2. Create a Swoole Server Script
We’ll create a dedicated script to bootstrap the Swoole server and handle Laravel requests. This script will typically reside at the root of your Laravel project.
require __DIR__.'/vendor/autoload.php';
$app = require_once __DIR__.'/bootstrap/app.php';
$kernel = $app->make(Illuminate\Contracts\Http\Kernel::class);
// Create a Swoole HTTP server
$http = new Swoole\Http\Server('0.0.0.0', 9501);
$http->on('request', function ($request, $response) use ($kernel) {
// Prepare Symfony Request object
$symfonyRequest = Symfony\Component\HttpFoundation\Request::create(
$request->server['path_info'] ?? '/',
$request->server['request_method'],
$request->get ?? [],
$request->cookie ?? [],
[],
$_SERVER + $request->server,
$request->rawContent()
);
// Handle the request using Laravel Kernel
$symfonyResponse = $kernel->handle($symfonyRequest);
// Set response headers
foreach ($symfonyResponse->headers->all() as $name => $values) {
foreach ($values as $value) {
$response->header($name, $value);
}
}
// Set response status code
$response->status($symfonyResponse->getStatusCode());
// Write response body
$response->end($symfonyResponse->getContent());
// Terminate Laravel application
$kernel->terminate($symfonyRequest, $symfonyResponse);
});
$http->start();
This script:
- Loads the Laravel application.
- Creates a
Swoole\Http\Serverinstance listening on port 9501. - The
requestevent handler intercepts incoming HTTP requests. - It converts the Swoole request object into a Symfony
Requestobject, which Laravel understands. - It passes the request to the Laravel kernel for processing.
- It maps the Symfony
Responseobject back to a SwooleResponseobject. - Crucially, it calls
$kernel->terminate()to ensure Laravel’s post-request logic (like session saving) is executed.

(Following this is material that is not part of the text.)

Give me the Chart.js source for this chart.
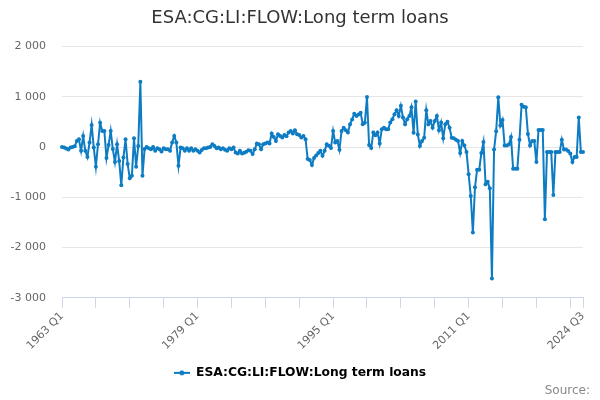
<!DOCTYPE html>
<html lang="en">
<head>
    <meta charset="UTF-8">
    <title>ESA:CG:LI:FLOW:Long term loans</title>
    <script src="https://cdn.jsdelivr.net/npm/chart.js"></script>
    <style>
        body {
            margin: 0;
            padding: 0;
            background: #ffffff;
            font-family: "DejaVu Sans", sans-serif;
        }
        .wrap {
            position: relative;
            width: 600px;
            height: 400px;
        }
        .source {
            position: absolute;
            right: 10px;
            bottom: 3px;
            font-size: 12px;
            color: #888;
        }
    </style>
</head>
<body>
    <div class="wrap">
        <canvas id="loansChart" width="600" height="400"></canvas>
        <div class="source">Source:</div>
    </div>
    <script>
        const seriesName = 'ESA:CG:LI:FLOW:Long term loans';
        const firstYear = 1963;
        const lastYear = 2024;
        const lastQuarter = 3;
        const tickLabels = ['1963 Q1', '1979 Q1', '1995 Q1', '2011 Q1', '2024 Q3'];

        // quarterly flows, 1963 Q1 .. 2024 Q3
        const values = [
            0, -10, -30, -50, -10, 0, 15, 120, 155, -75,
            220, -75, -200, 90, 440, -10, -390, 55, 485, 320,
            320, -220, 40, 320, -40, -300, 55, -280, -760, -210,
            155, -340, -620, -570, 175, -390, 20, 1300, -570, -40,
            0, -25, -45, 0, -75, -25, -45, -90, -25, -45,
            -45, -75, 90, 220, 90, -375, -10, -25, -75, -25,
            -75, -25, -75, -45, -75, -110, -60, -25, -25, -10,
            0, 55, 20, -25, -10, -45, -25, -55, -75, -25,
            -45, -10, -110, -130, -75, -130, -115, -95, -65, -75,
            -140, -45, 70, 55, -45, 55, 70, 90, 70, 270,
            200, 120, 255, 220, 190, 240, 215, 290, 320, 270,
            335, 255, 240, 190, 220, 155, -240, -260, -360, -220,
            -170, -120, -75, -175, -75, 55, 25, -20, 320, 90,
            120, -55, 320, 385, 335, 290, 455, 550, 665, 620,
            650, 685, 455, 485, 995, 40, -20, 290, 235, 290,
            70, 355, 385, 355, 355, 490, 555, 655, 735, 620,
            820, 590, 455, 555, 620, 790, 285, 905, 250, 20,
            120, 185, 735, 455, 520, 385, 520, 620, 335, 490,
            175, 455, 505, 385, 185, 175, 145, 120, -120, 120,
            30, -100, -540, -975, -1700, -800, -450, -450, -120, 100,
            -740, -690, -820, -2620, -50, 315, 990, 430, 540, 30,
            30, 50, 200, -430, -430, -430, 145, 840, 800, 790,
            260, 30, 120, 120, -300, 340, 340, 340, -1440, -100,
            -100, -100, -955, -100, -100, -100, 145, -50, -50, -80,
            -130, -300, -200, -200, 590, -100, -100
        ];

        const categories = [];
        for (let y = firstYear; y <= lastYear; y++) {
            for (let q = 1; q <= 4; q++) {
                if (y === lastYear && q > lastQuarter) break;
                categories.push(y + ' Q' + q);
            }
        }

        const lineColor = '#0d7cc3';

        // legend symbol: short line with a dot
        const symbol = document.createElement('canvas');
        symbol.width = 16;
        symbol.height = 8;
        const sctx = symbol.getContext('2d');
        sctx.strokeStyle = lineColor;
        sctx.lineWidth = 2;
        sctx.beginPath();
        sctx.moveTo(0, 4);
        sctx.lineTo(16, 4);
        sctx.stroke();
        sctx.fillStyle = lineColor;
        sctx.beginPath();
        sctx.arc(8, 4, 2.5, 0, Math.PI * 2);
        sctx.fill();

        function spaced(v) {
            const s = Math.abs(v).toString().replace(/\B(?=(\d{3})+(?!\d))/g, ' ');
            return (v < 0 ? '-' : '') + s;
        }

        const ctx = document.getElementById('loansChart').getContext('2d');
        new Chart(ctx, {
            type: 'line',
            data: {
                labels: categories,
                datasets: [{
                    label: seriesName,
                    data: values,
                    borderColor: lineColor,
                    backgroundColor: lineColor,
                    borderWidth: 2,
                    pointRadius: 2,
                    pointBorderWidth: 0,
                    pointHoverRadius: 3,
                    pointStyle: 'circle',
                    tension: 0
                }]
            },
            options: {
                responsive: false,
                animation: false,
                layout: {
                    padding: { left: 0, right: 0, top: 0, bottom: 11 }
                },
                plugins: {
                    title: {
                        display: true,
                        text: seriesName,
                        color: '#333333',
                        font: { family: 'DejaVu Sans', size: 18, weight: 'normal' },
                        padding: { top: 8, bottom: 17 }
                    },
                    legend: {
                        position: 'bottom',
                        labels: {
                            usePointStyle: true,
                            pointStyle: symbol,
                            pointStyleWidth: 16,
                            color: '#333333',
                            font: { family: 'DejaVu Sans', size: 12.3, weight: 'bold' },
                            padding: 10,
                            generateLabels: (chart) => [{
                                text: seriesName,
                                pointStyle: symbol,
                                fillStyle: lineColor,
                                strokeStyle: lineColor,
                                lineWidth: 0,
                                datasetIndex: 0
                            }]
                        }
                    },
                    tooltip: { enabled: false }
                },
                scales: {
                    x: {
                        afterFit: (scale) => { scale.height = 59; },
                        grid: {
                            drawOnChartArea: false,
                            drawTicks: true,
                            tickLength: 10,
                            color: (c) => (c.index % 16 === 0 || c.index === categories.length - 1) ? '#ccd6eb' : 'rgba(0,0,0,0)'
                        },
                        border: { display: true, color: '#ccd6eb', width: 1 },
                        ticks: {
                            autoSkip: false,
                            minRotation: 45,
                            maxRotation: 45,
                            padding: 2,
                            color: '#666666',
                            font: { family: 'DejaVu Sans', size: 11 },
                            callback: (val, idx) => tickLabels.includes(categories[idx]) ? categories[idx] : ''
                        }
                    },
                    y: {
                        min: -3000,
                        max: 2000,
                        afterFit: (scale) => { scale.width = 62; },
                        grid: {
                            color: '#e6e6e6',
                            drawTicks: false
                        },
                        border: { display: false },
                        ticks: {
                            stepSize: 1000,
                            padding: 16,
                            color: '#666666',
                            font: { family: 'DejaVu Sans', size: 11 },
                            callback: (v) => spaced(v)
                        }
                    },
                    // empty right-hand gutter so the plot ends where the reference does
                    gutter: {
                        position: 'right',
                        afterFit: (scale) => { scale.width = 17; },
                        grid: { display: false },
                        border: { display: false },
                        ticks: { display: false }
                    }
                }
            }
        });
    </script>
</body>
</html>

3. Running the Swoole Server
To run the server, execute the script using the PHP interpreter configured with the Swoole extension and JIT enabled:
php -d swoole.use_shortname=off server.php
The -d swoole.use_shortname=off flag is often necessary to prevent conflicts with Laravel’s facade aliases if they happen to use names that conflict with Swoole’s short names. You can also configure this permanently in your Swoole-specific php.ini.
Optimizing for Ultra-Low Latency
Achieving ultra-low latency requires more than just enabling JIT and Swoole. Several architectural and configuration considerations come into play:
1. Connection Pooling and Persistent Connections
Traditional PHP applications often establish new database connections for each request. In a Swoole environment, this is highly inefficient. Implement connection pooling for databases (e.g., using Swoole’s Coroutine\MySQL or Coroutine\Redis clients, or external pooling libraries) to reuse existing connections across multiple requests. This significantly reduces the latency associated with establishing new connections.

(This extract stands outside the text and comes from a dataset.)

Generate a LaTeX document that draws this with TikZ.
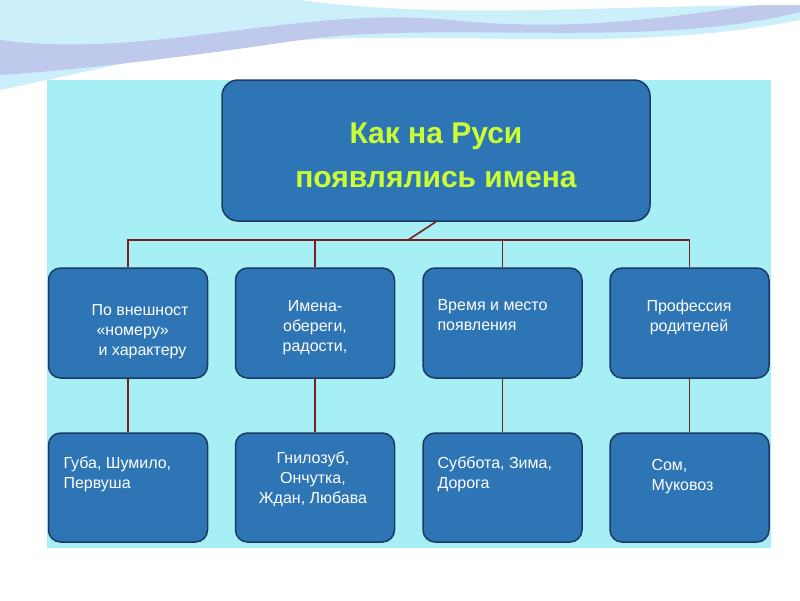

// Example using Swoole's Coroutine MySQL client
use Swoole\Coroutine\MySQL;
$db = new MySQL();
$db->connect([
'host' => '127.0.0.1',
'user' => 'root',
'password' => 'secret',
'database' => 'mydb',
]);
// In a coroutine context:
go(function () use ($db) {
$result = $db->query('SELECT * FROM users WHERE id = 1');
// ... process result
});
For external services, leverage HTTP client libraries that support keep-alive connections. Swoole’s built-in Coroutine\Http\Client is designed for this.

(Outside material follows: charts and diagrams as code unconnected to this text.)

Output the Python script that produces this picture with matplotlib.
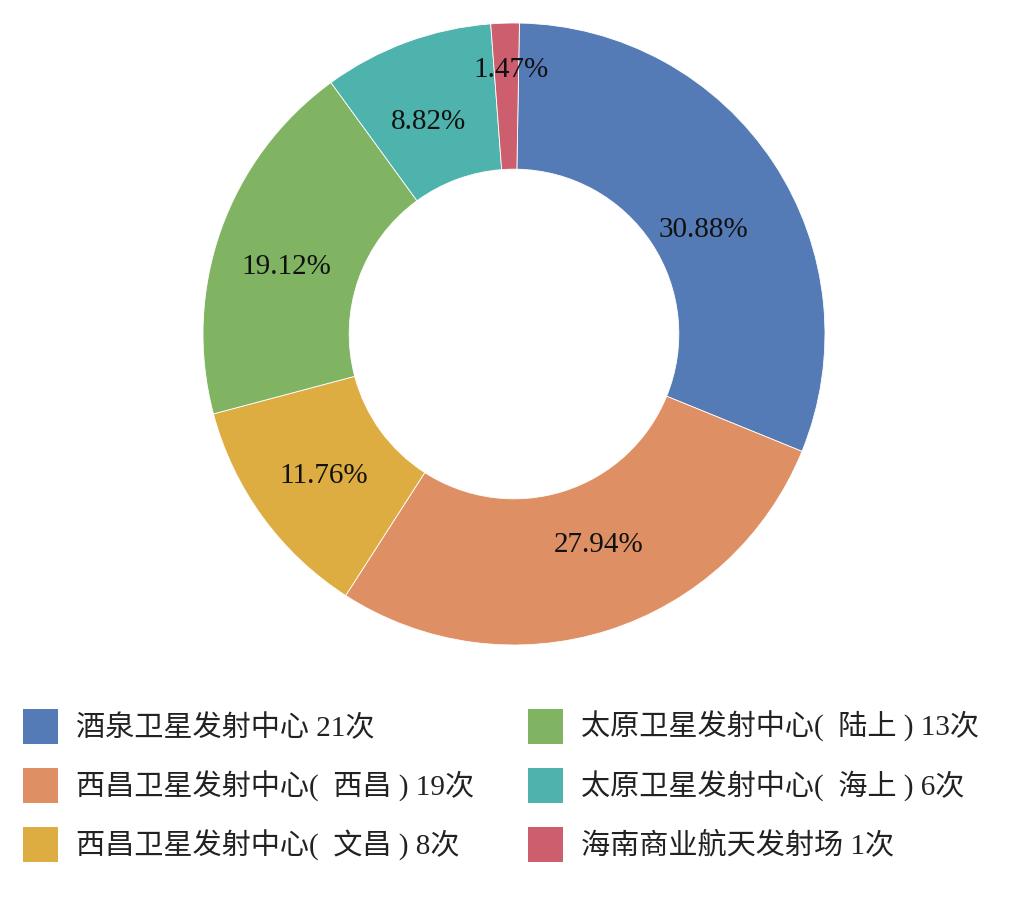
import numpy as np
import matplotlib
matplotlib.use('Agg')
import matplotlib.pyplot as plt
from matplotlib.patches import Patch

# dados
sites = ['酒泉卫星发射中心 21次', '西昌卫星发射中心(  西昌 ) 19次', '西昌卫星发射中心(  文昌 ) 8次',
         '太原卫星发射中心(  陆上 ) 13次', '太原卫星发射中心(  海上 ) 6次', '海南商业航天发射场 1次']
counts = [21, 19, 8, 13, 6, 1]
colors = ['#557BB6', '#DE8F64', '#DDAD42', '#80B463', '#4DB3AC', '#CD5E6E']

# posicao dos rotulos de percentagem (raio relativo, desvio angular em graus, horario)
pct_r = [0.694, 0.731, 0.763, 0.762, 0.735, 0.849]
pct_shift = [4.6, -4.4, -0.6, -3.2, -1.7, 1.0]

fam = ['Liberation Serif', 'Noto Sans CJK SC']

fig = plt.figure(figsize=(10.17, 9.07), dpi=100)

# centro do anel ~ (514, 334) px, raio ~311 px
cx, cy, r = 514 / 1017, 1 - 334 / 907, 311
ax = fig.add_axes([cx - r / 1017, cy - r / 907, 2 * r / 1017, 2 * r / 907])

wedges, texts, autotexts = ax.pie(counts, colors=colors, startangle=89, counterclock=False,
                                  radius=1, autopct='%.2f%%', pctdistance=0.74,
                                  wedgeprops=dict(width=0.47, edgecolor='white', linewidth=0.6),
                                  textprops=dict(fontsize=21, family=fam, color='#111111'))
for w, t, rr, d in zip(wedges, autotexts, pct_r, pct_shift):
    phi = np.deg2rad((w.theta1 + w.theta2) / 2 - d)
    t.set_position((rr * np.cos(phi), rr * np.sin(phi)))

ax.set_xlim(-1, 1)
ax.set_ylim(-1, 1)
ax.set_aspect('equal')
ax.axis('off')

handles = [Patch(facecolor=c, edgecolor='none') for c in colors]
fs = 21
kw = dict(frameon=False, prop=dict(family=fam, size=fs, weight='light'), handlelength=1.2,
          handleheight=1.47, handletextpad=0.62, labelspacing=0.824, borderpad=0, borderaxespad=0)
leg1 = fig.legend(handles[:3], sites[:3], loc='upper left', bbox_to_anchor=(23 / 1017, 1 - 709 / 907), **kw)
leg2 = fig.legend(handles[3:], sites[3:], loc='upper left', bbox_to_anchor=(528 / 1017, 1 - 709 / 907), **kw)
for leg in (leg1, leg2):
    for t in leg.get_texts():
        t.set_color('#222222')

fig.savefig('out.png', dpi=100, facecolor='white')
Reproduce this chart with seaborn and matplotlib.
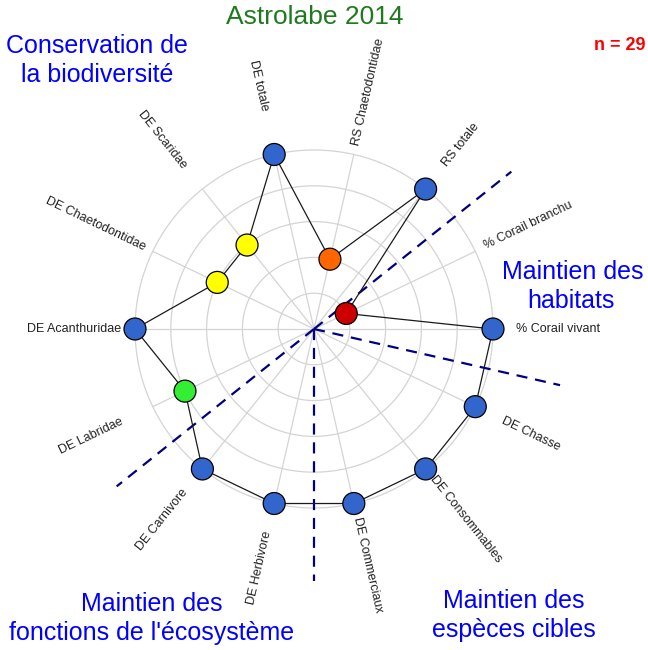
import numpy as np
import pandas as pd
import seaborn as sns
import matplotlib
import matplotlib.pyplot as plt

matplotlib.use("Agg")

# --- data ---
axis_labels = ["% Corail vivant", "% Corail branchu", "RS totale",
               "RS Chaetodontidae", "DE totale", "DE Scaridae",
               "DE Chaetodontidae", "DE Acanthuridae", "DE Labridae",
               "DE Carnivore", "DE Herbivore", "DE Commerciaux",
               "DE Consommables", "DE Chasse"]
scores = [1.0, 0.2, 1.0, 0.4, 1.0, 0.6, 0.6, 1.0, 0.8, 1.0, 1.0, 1.0, 1.0, 1.0]
score_levels = [0.2, 0.4, 0.6, 0.8, 1.0]
level_colors = ["#cc0000", "#ff6600", "#ffff00", "#33ee33", "#3366cc"]
group_bounds = [1.5, 8.5, 10.5, 13.5]   # separators, in axis-index units
title = "Astrolabe 2014"
n_obs = 29

# layout (pixels of the 648x650 figure)
CX, CY, R = 314, 329, 179
W, H = 648, 650
label_r = [1.13, 1.06, 1.17, 1.05, 1.25, 1.16, 1.05,
           1.08, 1.19, 1.15, 1.16, 1.08, 1.06, 1.17]
group_text = [
    ("Conservation de", 97, 46), ("la biodiversité", 97, 75),
    ("Maintien des", 573, 272), ("habitats", 571, 301),
    ("Maintien des", 152, 604), ("fonctions de l'écosystème", 152, 633),
    ("Maintien des", 514, 601), ("espèces cibles", 514, 630),
]


def px(x, y):
    return (x - CX) / R, (CY - y) / R


def main():
    sns.set_style("white")
    plt.rcParams["font.family"] = ["Liberation Sans", "DejaVu Sans"]

    n = len(axis_labels)
    angles = np.arange(n) * 2 * np.pi / n

    fig = plt.figure(figsize=(W / 100, H / 100), dpi=100)
    ax = fig.add_axes([0, 0, 1, 1])
    ax.set_xlim(-CX / R, (W - CX) / R)
    ax.set_ylim(-(H - CY) / R, CY / R)
    ax.axis("off")

    # grid: rings and spokes
    t = np.linspace(0, 2 * np.pi, 400)
    for lev in score_levels:
        ax.plot(lev * np.cos(t), lev * np.sin(t), color="#d4d4d4", lw=0.9, zorder=1)
    for a in angles:
        ax.plot([0, np.cos(a)], [0, np.sin(a)], color="#d4d4d4", lw=0.9, zorder=1)

    # group separators
    for b in group_bounds:
        a = b * 2 * np.pi / n
        ax.plot([0, 1.41 * np.cos(a)], [0, 1.41 * np.sin(a)], color="#000080",
                lw=1.6, ls=(0, (5, 3.5)), zorder=2)

    df = pd.DataFrame({
        "label": axis_labels,
        "score": scores,
        "x": np.array(scores) * np.cos(angles),
        "y": np.array(scores) * np.sin(angles),
    })
    closed = pd.concat([df, df.iloc[[0]]], ignore_index=True)

    sns.lineplot(data=closed, x="x", y="y", sort=False, color="#1a1a1a",
                 lw=0.9, estimator=None, ax=ax, zorder=3)
    palette = dict(zip(score_levels, level_colors))
    sns.scatterplot(data=df, x="x", y="y", hue="score", palette=palette,
                    s=250, edgecolor="black", linewidth=0.9, legend=False,
                    ax=ax, zorder=4)

    # axis labels
    for lab, a, r in zip(axis_labels, angles, label_r):
        deg = np.degrees(a)
        if np.cos(a) >= 0:
            rot, ha = deg if deg <= 90 else deg - 360, "left"
        else:
            rot, ha = deg - 180, "right"
        ax.text(r * np.cos(a), r * np.sin(a), lab, rotation=rot, ha=ha,
                va="center", rotation_mode="anchor", fontsize=9,
                color="#222222")

    for txt, x, y in group_text:
        ax.text(*px(x, y), txt, ha="center", va="center", fontsize=18,
                color="#0000ff")

    ax.text(*px(315, 17), title, ha="center", va="center", fontsize=19,
            color="#1f7a1f")
    ax.text(*px(645, 45), "n = %d" % n_obs, ha="right", va="center",
            fontsize=13, fontweight="bold", color="#ff0000")

    ax.set_xlabel("")
    ax.set_ylabel("")
    fig.savefig("out.png", dpi=100)


if __name__ == "__main__":
    main()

2. Asynchronous Task Offloading
Any operation that doesn’t need to be part of the immediate request-response cycle should be offloaded to background tasks. Swoole’s Coroutine\Channel and Swoole\Process can be used for inter-process communication, or you can integrate with dedicated message queues like RabbitMQ or Kafka. This ensures that the main HTTP server remains responsive.
// Example of offloading to a background process
use Swoole\Process;
$process = new Process(function (Process $process) {
// This is the background worker process
// It can listen for messages on a channel or queue
echo "Worker started\n";
// ... perform long-running task
});
$pid = $process->start();
// In your request handler:
// $process->exportSocket()->send('task_data'); // Example of sending data
3. Caching Strategies
Aggressively cache frequently accessed data. This includes:
- Application-level caching: Using Redis or Memcached for query results, computed data, or even full page fragments.
- Opcode caching: Ensured by OPcache, and further optimized by JIT.
- HTTP caching: Utilizing HTTP headers like
Cache-ControlandETagfor client-side or proxy caching.
4. Minimizing Framework Overhead
While Laravel is a powerful framework, its extensive features can introduce overhead. For extreme low-latency microservices, consider:
- Selective Loading: Only bootstrap necessary Laravel components.
- Simpler Frameworks: For very specific, high-performance tasks, a micro-framework or even plain PHP with Swoole might be more suitable.
- Profiling: Use tools like Xdebug or Blackfire.io to identify performance bottlenecks within your Laravel application code.
The JIT compiler will help mitigate some of the inherent overhead of PHP and framework code, but architectural choices remain paramount.
Monitoring and Profiling
Continuous monitoring and profiling are essential for maintaining low latency. Tools like Prometheus with a custom exporter for Swoole metrics, Grafana for visualization, and Blackfire.io for deep code profiling are invaluable. Pay close attention to:
- Request Latency: Track average, p95, and p99 latencies.
- CPU Usage: Monitor CPU load on your server instances. High CPU can indicate JIT is working hard or that there are unoptimized code paths.
- Memory Usage: Ensure memory is managed efficiently, especially with long-running processes.
- Concurrency Metrics: Observe the number of active coroutines and event loop performance.
By combining PHP 8.3’s JIT compiler with Swoole’s asynchronous capabilities and applying rigorous optimization and monitoring practices, you can build highly performant, ultra-low latency microservices using Laravel that rival traditional compiled languages in specific use cases.